Set task →
Print exactly the lines that run from the line containing "Give me the HTML source for this page." to the line containing "const rightYTicks=[0,20,40,60];", both included, and nothing else; pictures stay out.

-=-=-=-=-

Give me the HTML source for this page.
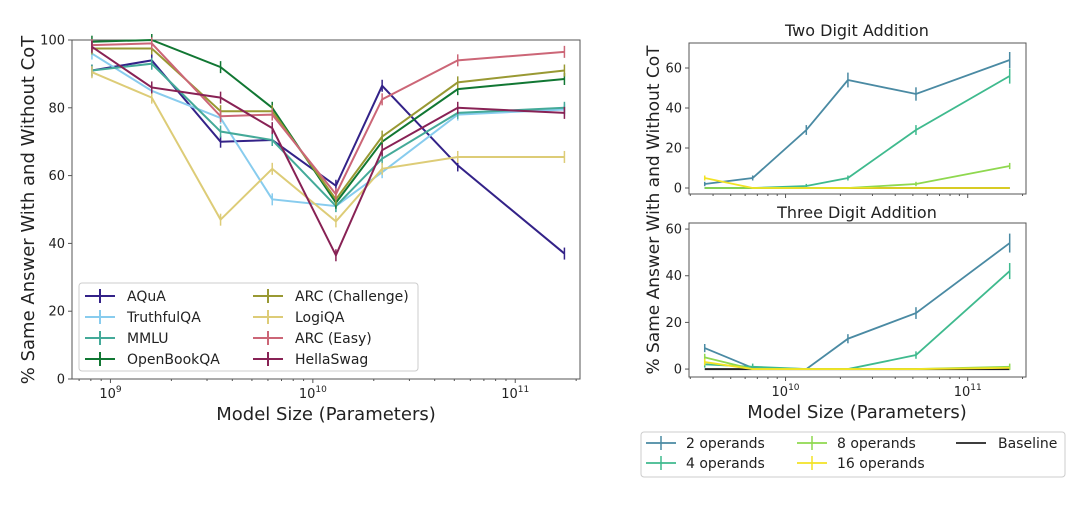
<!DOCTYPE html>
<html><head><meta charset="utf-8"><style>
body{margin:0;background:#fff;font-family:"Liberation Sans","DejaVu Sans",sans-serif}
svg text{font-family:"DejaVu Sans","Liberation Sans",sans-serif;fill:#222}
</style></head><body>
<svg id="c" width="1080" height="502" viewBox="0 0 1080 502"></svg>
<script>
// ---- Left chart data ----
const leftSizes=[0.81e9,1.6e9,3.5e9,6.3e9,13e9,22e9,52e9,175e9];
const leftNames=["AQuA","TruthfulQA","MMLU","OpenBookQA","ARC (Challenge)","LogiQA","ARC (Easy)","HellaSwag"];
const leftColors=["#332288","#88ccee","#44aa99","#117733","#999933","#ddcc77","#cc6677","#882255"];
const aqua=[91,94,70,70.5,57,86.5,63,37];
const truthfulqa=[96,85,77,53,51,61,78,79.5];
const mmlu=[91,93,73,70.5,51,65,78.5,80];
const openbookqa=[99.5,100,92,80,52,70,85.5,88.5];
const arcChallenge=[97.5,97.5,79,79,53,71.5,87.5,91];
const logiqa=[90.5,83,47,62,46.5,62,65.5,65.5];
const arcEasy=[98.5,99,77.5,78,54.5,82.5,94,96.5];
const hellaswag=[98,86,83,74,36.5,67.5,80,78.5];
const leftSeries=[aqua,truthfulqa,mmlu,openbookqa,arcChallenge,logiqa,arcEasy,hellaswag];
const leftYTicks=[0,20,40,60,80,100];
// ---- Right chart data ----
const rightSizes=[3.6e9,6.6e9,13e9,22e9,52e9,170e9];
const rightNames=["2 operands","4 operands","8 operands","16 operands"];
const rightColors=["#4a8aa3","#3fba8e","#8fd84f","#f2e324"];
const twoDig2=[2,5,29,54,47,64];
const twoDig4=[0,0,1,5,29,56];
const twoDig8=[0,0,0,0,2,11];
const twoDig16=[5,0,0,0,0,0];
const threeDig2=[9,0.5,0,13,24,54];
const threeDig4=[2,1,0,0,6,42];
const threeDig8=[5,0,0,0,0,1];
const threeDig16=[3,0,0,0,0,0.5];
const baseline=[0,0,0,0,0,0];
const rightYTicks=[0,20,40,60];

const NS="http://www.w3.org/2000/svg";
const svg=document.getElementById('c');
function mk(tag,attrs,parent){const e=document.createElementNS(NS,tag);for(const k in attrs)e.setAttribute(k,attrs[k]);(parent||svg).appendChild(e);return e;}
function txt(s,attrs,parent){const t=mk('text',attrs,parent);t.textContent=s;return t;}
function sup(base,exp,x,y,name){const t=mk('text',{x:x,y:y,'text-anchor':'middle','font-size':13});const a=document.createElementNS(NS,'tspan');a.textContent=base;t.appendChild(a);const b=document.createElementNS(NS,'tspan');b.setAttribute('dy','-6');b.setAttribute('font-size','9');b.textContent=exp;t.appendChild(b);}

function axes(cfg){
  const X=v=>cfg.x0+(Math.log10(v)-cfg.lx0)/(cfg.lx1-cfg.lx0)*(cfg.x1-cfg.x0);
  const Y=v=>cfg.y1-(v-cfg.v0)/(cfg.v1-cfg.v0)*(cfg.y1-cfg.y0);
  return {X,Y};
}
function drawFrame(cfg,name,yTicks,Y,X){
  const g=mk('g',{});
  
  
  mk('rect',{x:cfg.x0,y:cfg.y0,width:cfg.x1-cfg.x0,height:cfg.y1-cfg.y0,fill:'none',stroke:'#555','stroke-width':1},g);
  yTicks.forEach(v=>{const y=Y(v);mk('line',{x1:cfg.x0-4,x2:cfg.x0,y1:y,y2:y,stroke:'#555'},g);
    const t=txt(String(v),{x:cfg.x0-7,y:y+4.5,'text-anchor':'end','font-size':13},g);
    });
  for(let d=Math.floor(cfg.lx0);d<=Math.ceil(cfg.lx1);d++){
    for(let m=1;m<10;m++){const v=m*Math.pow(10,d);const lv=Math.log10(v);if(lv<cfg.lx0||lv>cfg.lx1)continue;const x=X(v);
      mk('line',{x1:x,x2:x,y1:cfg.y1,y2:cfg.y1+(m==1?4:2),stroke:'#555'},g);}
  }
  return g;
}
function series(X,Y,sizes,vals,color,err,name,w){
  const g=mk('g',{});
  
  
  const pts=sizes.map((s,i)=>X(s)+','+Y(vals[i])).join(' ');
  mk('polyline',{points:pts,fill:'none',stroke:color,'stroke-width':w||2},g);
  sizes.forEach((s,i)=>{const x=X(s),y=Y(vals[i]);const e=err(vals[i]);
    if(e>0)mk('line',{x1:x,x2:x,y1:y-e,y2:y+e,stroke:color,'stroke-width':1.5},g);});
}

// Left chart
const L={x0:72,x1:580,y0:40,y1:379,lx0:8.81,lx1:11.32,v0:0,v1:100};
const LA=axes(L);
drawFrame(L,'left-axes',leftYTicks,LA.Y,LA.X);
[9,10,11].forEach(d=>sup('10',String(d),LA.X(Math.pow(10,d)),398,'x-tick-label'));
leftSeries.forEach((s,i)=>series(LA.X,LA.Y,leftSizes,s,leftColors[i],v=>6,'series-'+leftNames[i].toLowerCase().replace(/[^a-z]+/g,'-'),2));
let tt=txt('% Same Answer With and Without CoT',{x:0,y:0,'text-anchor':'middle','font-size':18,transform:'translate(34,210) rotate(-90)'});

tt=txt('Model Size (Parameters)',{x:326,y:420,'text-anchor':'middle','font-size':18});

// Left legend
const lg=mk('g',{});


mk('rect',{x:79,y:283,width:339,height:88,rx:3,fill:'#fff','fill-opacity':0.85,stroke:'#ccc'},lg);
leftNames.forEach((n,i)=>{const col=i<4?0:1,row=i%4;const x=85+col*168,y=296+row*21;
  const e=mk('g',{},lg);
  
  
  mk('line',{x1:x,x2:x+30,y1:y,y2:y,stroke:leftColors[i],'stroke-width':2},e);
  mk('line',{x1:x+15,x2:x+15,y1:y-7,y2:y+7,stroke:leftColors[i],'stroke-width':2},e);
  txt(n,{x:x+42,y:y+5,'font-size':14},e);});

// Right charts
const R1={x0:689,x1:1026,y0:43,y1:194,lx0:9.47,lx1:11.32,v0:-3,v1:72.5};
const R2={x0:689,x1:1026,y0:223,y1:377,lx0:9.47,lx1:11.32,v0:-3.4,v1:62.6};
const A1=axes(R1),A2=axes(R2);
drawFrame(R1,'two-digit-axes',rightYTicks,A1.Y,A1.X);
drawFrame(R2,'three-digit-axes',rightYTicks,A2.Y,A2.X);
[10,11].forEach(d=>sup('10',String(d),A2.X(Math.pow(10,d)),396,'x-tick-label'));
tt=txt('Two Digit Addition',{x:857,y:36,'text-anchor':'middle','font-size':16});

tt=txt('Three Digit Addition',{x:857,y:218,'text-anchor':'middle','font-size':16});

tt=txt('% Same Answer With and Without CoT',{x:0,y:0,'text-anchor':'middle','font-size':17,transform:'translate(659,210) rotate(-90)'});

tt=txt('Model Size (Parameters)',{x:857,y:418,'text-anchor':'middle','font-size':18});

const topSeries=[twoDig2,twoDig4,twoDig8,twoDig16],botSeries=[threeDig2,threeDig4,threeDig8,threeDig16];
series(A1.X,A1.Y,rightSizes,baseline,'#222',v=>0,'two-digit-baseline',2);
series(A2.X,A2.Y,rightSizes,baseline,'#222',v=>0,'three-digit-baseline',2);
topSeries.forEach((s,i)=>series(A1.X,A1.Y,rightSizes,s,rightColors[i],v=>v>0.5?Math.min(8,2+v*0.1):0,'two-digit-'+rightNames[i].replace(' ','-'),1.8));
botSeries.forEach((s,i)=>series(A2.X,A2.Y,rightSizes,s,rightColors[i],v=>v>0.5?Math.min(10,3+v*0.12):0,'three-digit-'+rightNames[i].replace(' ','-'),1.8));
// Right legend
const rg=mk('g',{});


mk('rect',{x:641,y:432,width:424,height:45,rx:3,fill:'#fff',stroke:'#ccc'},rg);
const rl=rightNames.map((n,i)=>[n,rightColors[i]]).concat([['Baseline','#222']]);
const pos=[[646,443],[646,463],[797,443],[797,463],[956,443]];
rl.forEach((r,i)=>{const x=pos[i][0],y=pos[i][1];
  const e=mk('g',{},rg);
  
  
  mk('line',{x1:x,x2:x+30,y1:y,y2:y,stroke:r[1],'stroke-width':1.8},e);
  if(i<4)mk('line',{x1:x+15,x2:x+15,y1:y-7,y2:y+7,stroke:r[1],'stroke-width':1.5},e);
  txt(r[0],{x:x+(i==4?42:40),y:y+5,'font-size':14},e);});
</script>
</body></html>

-=-=-=-=-

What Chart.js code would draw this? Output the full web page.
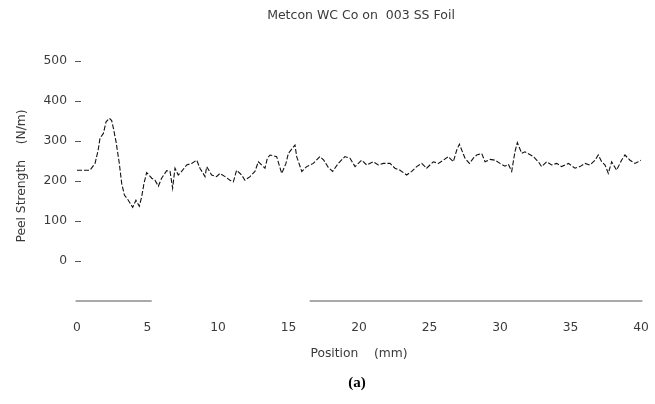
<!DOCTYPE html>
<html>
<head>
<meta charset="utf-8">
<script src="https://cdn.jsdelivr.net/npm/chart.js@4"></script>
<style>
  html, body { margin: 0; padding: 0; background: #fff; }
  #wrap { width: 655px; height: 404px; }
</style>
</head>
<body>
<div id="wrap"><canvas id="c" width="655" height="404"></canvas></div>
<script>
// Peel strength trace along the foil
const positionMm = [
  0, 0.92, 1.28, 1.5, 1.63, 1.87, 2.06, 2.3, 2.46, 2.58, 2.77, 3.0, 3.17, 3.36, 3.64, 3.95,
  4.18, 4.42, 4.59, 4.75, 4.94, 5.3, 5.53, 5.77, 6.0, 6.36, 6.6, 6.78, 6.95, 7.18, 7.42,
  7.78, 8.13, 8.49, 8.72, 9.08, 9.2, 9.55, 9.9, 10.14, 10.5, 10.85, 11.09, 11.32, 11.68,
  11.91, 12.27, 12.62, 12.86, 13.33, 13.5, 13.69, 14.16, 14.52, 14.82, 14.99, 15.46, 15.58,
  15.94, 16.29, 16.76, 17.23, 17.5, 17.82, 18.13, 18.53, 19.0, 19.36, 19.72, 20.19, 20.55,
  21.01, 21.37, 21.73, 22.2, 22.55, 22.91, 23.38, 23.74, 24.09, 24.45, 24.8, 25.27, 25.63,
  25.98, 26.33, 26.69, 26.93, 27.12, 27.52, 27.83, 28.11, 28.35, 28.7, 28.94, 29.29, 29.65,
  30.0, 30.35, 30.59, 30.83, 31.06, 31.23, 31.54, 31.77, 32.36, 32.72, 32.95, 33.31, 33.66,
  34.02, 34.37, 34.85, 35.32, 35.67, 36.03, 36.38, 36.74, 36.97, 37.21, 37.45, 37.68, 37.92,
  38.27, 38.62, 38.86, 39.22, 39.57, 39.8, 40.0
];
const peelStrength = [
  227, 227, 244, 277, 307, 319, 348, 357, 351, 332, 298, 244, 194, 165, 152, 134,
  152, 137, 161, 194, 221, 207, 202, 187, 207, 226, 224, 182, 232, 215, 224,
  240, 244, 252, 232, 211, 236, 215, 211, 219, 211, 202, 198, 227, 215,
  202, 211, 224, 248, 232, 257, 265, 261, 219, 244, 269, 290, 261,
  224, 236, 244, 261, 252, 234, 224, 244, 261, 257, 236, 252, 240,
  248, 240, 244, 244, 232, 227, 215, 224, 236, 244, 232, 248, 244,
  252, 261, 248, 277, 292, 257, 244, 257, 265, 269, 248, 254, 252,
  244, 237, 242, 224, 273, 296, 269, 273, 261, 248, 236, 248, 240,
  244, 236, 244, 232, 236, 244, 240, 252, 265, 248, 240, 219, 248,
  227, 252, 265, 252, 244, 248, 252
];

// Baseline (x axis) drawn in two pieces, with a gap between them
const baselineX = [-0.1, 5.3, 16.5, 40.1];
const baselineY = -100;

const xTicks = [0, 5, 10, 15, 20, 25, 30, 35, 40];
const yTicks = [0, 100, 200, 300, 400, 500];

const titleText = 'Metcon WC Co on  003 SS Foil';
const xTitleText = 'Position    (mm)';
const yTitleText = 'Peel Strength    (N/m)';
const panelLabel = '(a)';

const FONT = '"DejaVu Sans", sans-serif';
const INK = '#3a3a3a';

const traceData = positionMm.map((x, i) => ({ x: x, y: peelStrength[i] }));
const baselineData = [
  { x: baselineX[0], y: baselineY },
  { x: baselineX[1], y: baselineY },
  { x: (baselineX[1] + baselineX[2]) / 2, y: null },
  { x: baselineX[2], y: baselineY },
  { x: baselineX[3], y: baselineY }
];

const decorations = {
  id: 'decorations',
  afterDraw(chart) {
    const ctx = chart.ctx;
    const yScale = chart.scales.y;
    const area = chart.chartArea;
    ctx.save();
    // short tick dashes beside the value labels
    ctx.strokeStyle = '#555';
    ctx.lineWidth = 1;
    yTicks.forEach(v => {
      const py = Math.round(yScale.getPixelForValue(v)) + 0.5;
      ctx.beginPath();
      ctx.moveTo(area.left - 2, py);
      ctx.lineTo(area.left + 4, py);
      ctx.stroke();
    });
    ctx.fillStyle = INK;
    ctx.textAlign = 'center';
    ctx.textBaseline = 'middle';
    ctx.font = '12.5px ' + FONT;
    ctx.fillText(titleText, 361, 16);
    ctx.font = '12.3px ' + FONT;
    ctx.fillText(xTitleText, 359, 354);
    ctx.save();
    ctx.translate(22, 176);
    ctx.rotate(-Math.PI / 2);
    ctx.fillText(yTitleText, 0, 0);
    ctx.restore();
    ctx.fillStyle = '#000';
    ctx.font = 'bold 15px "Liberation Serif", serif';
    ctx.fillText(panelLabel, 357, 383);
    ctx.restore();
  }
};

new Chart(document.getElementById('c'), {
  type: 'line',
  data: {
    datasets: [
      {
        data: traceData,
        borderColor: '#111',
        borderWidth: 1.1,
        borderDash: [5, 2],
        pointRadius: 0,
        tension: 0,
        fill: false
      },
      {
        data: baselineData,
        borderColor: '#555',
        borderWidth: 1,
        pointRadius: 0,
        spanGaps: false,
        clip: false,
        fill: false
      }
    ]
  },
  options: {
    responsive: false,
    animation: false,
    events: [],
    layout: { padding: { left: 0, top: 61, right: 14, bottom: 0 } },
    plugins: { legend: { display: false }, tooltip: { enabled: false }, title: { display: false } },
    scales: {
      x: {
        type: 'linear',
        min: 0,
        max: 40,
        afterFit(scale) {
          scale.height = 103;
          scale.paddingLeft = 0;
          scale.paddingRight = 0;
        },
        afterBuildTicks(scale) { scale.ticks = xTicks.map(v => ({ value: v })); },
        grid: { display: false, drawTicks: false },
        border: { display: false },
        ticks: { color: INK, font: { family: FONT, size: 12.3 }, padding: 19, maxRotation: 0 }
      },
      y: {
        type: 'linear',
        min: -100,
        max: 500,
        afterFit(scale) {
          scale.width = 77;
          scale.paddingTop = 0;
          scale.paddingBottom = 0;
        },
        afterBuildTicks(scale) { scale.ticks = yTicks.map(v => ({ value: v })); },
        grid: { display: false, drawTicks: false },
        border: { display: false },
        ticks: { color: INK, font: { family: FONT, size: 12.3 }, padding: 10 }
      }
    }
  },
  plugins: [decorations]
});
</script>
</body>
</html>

-=-=-=-=-

Exercise output →
Give me the HTML source for this page.
<!DOCTYPE html>
<html><head><meta charset="utf-8"><style>
body{margin:0;background:#fff;font-family:"Liberation Sans","DejaVu Sans",sans-serif}
svg text{font-family:"DejaVu Sans","Liberation Sans",sans-serif;fill:#222}
</style></head><body>
<svg id="c" width="1080" height="502" viewBox="0 0 1080 502"></svg>
<script>
// ---- Left chart data ----
const leftSizes=[0.81e9,1.6e9,3.5e9,6.3e9,13e9,22e9,52e9,175e9];
const leftNames=["AQuA","TruthfulQA","MMLU","OpenBookQA","ARC (Challenge)","LogiQA","ARC (Easy)","HellaSwag"];
const leftColors=["#332288","#88ccee","#44aa99","#117733","#999933","#ddcc77","#cc6677","#882255"];
const aqua=[91,94,70,70.5,57,86.5,63,37];
const truthfulqa=[96,85,77,53,51,61,78,79.5];
const mmlu=[91,93,73,70.5,51,65,78.5,80];
const openbookqa=[99.5,100,92,80,52,70,85.5,88.5];
const arcChallenge=[97.5,97.5,79,79,53,71.5,87.5,91];
const logiqa=[90.5,83,47,62,46.5,62,65.5,65.5];
const arcEasy=[98.5,99,77.5,78,54.5,82.5,94,96.5];
const hellaswag=[98,86,83,74,36.5,67.5,80,78.5];
const leftSeries=[aqua,truthfulqa,mmlu,openbookqa,arcChallenge,logiqa,arcEasy,hellaswag];
const leftYTicks=[0,20,40,60,80,100];
// ---- Right chart data ----
const rightSizes=[3.6e9,6.6e9,13e9,22e9,52e9,170e9];
const rightNames=["2 operands","4 operands","8 operands","16 operands"];
const rightColors=["#4a8aa3","#3fba8e","#8fd84f","#f2e324"];
const twoDig2=[2,5,29,54,47,64];
const twoDig4=[0,0,1,5,29,56];
const twoDig8=[0,0,0,0,2,11];
const twoDig16=[5,0,0,0,0,0];
const threeDig2=[9,0.5,0,13,24,54];
const threeDig4=[2,1,0,0,6,42];
const threeDig8=[5,0,0,0,0,1];
const threeDig16=[3,0,0,0,0,0.5];
const baseline=[0,0,0,0,0,0];
const rightYTicks=[0,20,40,60];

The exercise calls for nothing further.